• Source excerpt:
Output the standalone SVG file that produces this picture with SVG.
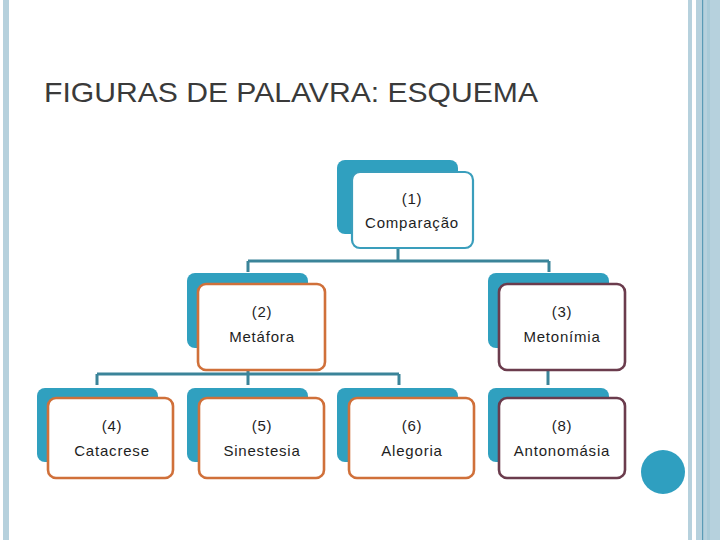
<svg xmlns="http://www.w3.org/2000/svg" width="720" height="540" viewBox="0 0 720 540">
<style>
.back{fill:#30A0BF}
.front{fill:#FFFFFF;stroke-width:2.6}
.f1{stroke:#3A9EBC;stroke-width:2.2}
.or{stroke:#D0703A}
.mr{stroke:#6B3C4D}
.lbl{font-family:"Liberation Sans",Arial,sans-serif;font-size:15px;fill:#1E1E1E;text-anchor:middle;letter-spacing:0.8px}
.con{stroke:#3B8499;stroke-width:3;fill:none}
</style>
<rect x="0" y="0" width="720" height="540" fill="#FFFFFF"/>
<rect x="3" y="0" width="6" height="540" fill="#B6D1DD"/>
<rect x="688" y="0" width="4" height="540" fill="#B6D1DD"/>
<rect x="696" y="0" width="24" height="540" fill="#B6D1DD"/>
<rect x="707" y="0" width="3" height="540" fill="#A9CBD8"/>
<rect x="702" y="0" width="1.2" height="540" fill="#5A9BB6"/>
<circle cx="663" cy="472" r="22" fill="#2F9FC0"/>
<text x="44" y="102" font-family="'Liberation Sans',Arial,sans-serif" font-size="28.5" fill="#3A3A3A" textLength="494" lengthAdjust="spacingAndGlyphs">FIGURAS DE PALAVRA: ESQUEMA</text>
<g id="connectors">
<path class="con" d="M398 248 V261 M248 261 H549 M248 261 V272 M549 261 V272"/>
<path class="con" d="M248 370 V385 M97 374 H399 M97 374 V385 M399 374 V385"/>
<path class="con" d="M548 370 V385"/>
</g>
<g id="node1">
<rect class="back" x="337" y="160" width="121" height="74" rx="8"/>
<rect class="front f1" x="352" y="172" width="121" height="76" rx="8"/>
<text class="lbl" x="412" y="204">(1)</text>
<text class="lbl" x="412" y="228">Comparação</text>
</g>
<g id="node2">
<rect class="back" x="187" y="273" width="121" height="75" rx="8"/>
<rect class="front or" x="198" y="284" width="127" height="86" rx="8"/>
<text class="lbl" x="262" y="317">(2)</text>
<text class="lbl" x="262" y="342">Metáfora</text>
</g>
<g id="node3">
<rect class="back" x="488" y="273" width="121" height="75" rx="8"/>
<rect class="front mr" x="499" y="284" width="126" height="86" rx="8"/>
<text class="lbl" x="562" y="317">(3)</text>
<text class="lbl" x="562" y="342">Metonímia</text>
</g>
<g id="node4">
<rect class="back" x="37" y="388" width="121" height="74" rx="8"/>
<rect class="front or" x="48" y="398" width="125" height="80" rx="8"/>
<text class="lbl" x="112" y="431">(4)</text>
<text class="lbl" x="112" y="456">Catacrese</text>
</g>
<g id="node5">
<rect class="back" x="187" y="388" width="121" height="74" rx="8"/>
<rect class="front or" x="199" y="398" width="125" height="80" rx="8"/>
<text class="lbl" x="262" y="431">(5)</text>
<text class="lbl" x="262" y="456">Sinestesia</text>
</g>
<g id="node6">
<rect class="back" x="337" y="388" width="121" height="74" rx="8"/>
<rect class="front or" x="349" y="398" width="125" height="80" rx="8"/>
<text class="lbl" x="412" y="431">(6)</text>
<text class="lbl" x="412" y="456">Alegoria</text>
</g>
<g id="node8">
<rect class="back" x="488" y="388" width="121" height="74" rx="8"/>
<rect class="front mr" x="499" y="398" width="126" height="80" rx="8"/>
<text class="lbl" x="562" y="431">(8)</text>
<text class="lbl" x="562" y="456">Antonomásia</text>
</g>
</svg>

• Exercise requirements:
Give back the whole listing as it stands, minus its pictures.

• Expected answer:
Output the standalone SVG file that produces this picture with SVG.
<svg xmlns="http://www.w3.org/2000/svg" width="720" height="540" viewBox="0 0 720 540">
<style>
.back{fill:#30A0BF}
.front{fill:#FFFFFF;stroke-width:2.6}
.f1{stroke:#3A9EBC;stroke-width:2.2}
.or{stroke:#D0703A}
.mr{stroke:#6B3C4D}
.lbl{font-family:"Liberation Sans",Arial,sans-serif;font-size:15px;fill:#1E1E1E;text-anchor:middle;letter-spacing:0.8px}
.con{stroke:#3B8499;stroke-width:3;fill:none}
</style>
<rect x="0" y="0" width="720" height="540" fill="#FFFFFF"/>
<rect x="3" y="0" width="6" height="540" fill="#B6D1DD"/>
<rect x="688" y="0" width="4" height="540" fill="#B6D1DD"/>
<rect x="696" y="0" width="24" height="540" fill="#B6D1DD"/>
<rect x="707" y="0" width="3" height="540" fill="#A9CBD8"/>
<rect x="702" y="0" width="1.2" height="540" fill="#5A9BB6"/>
<circle cx="663" cy="472" r="22" fill="#2F9FC0"/>
<text x="44" y="102" font-family="'Liberation Sans',Arial,sans-serif" font-size="28.5" fill="#3A3A3A" textLength="494" lengthAdjust="spacingAndGlyphs">FIGURAS DE PALAVRA: ESQUEMA</text>
<g id="connectors">
<path class="con" d="M398 248 V261 M248 261 H549 M248 261 V272 M549 261 V272"/>
<path class="con" d="M248 370 V385 M97 374 H399 M97 374 V385 M399 374 V385"/>
<path class="con" d="M548 370 V385"/>
</g>
<g id="node1">
<rect class="back" x="337" y="160" width="121" height="74" rx="8"/>
<rect class="front f1" x="352" y="172" width="121" height="76" rx="8"/>
<text class="lbl" x="412" y="204">(1)</text>
<text class="lbl" x="412" y="228">Comparação</text>
</g>
<g id="node2">
<rect class="back" x="187" y="273" width="121" height="75" rx="8"/>
<rect class="front or" x="198" y="284" width="127" height="86" rx="8"/>
<text class="lbl" x="262" y="317">(2)</text>
<text class="lbl" x="262" y="342">Metáfora</text>
</g>
<g id="node3">
<rect class="back" x="488" y="273" width="121" height="75" rx="8"/>
<rect class="front mr" x="499" y="284" width="126" height="86" rx="8"/>
<text class="lbl" x="562" y="317">(3)</text>
<text class="lbl" x="562" y="342">Metonímia</text>
</g>
<g id="node4">
<rect class="back" x="37" y="388" width="121" height="74" rx="8"/>
<rect class="front or" x="48" y="398" width="125" height="80" rx="8"/>
<text class="lbl" x="112" y="431">(4)</text>
<text class="lbl" x="112" y="456">Catacrese</text>
</g>
<g id="node5">
<rect class="back" x="187" y="388" width="121" height="74" rx="8"/>
<rect class="front or" x="199" y="398" width="125" height="80" rx="8"/>
<text class="lbl" x="262" y="431">(5)</text>
<text class="lbl" x="262" y="456">Sinestesia</text>
</g>
<g id="node6">
<rect class="back" x="337" y="388" width="121" height="74" rx="8"/>
<rect class="front or" x="349" y="398" width="125" height="80" rx="8"/>
<text class="lbl" x="412" y="431">(6)</text>
<text class="lbl" x="412" y="456">Alegoria</text>
</g>
<g id="node8">
<rect class="back" x="488" y="388" width="121" height="74" rx="8"/>
<rect class="front mr" x="499" y="398" width="126" height="80" rx="8"/>
<text class="lbl" x="562" y="431">(8)</text>
<text class="lbl" x="562" y="456">Antonomásia</text>
</g>
</svg>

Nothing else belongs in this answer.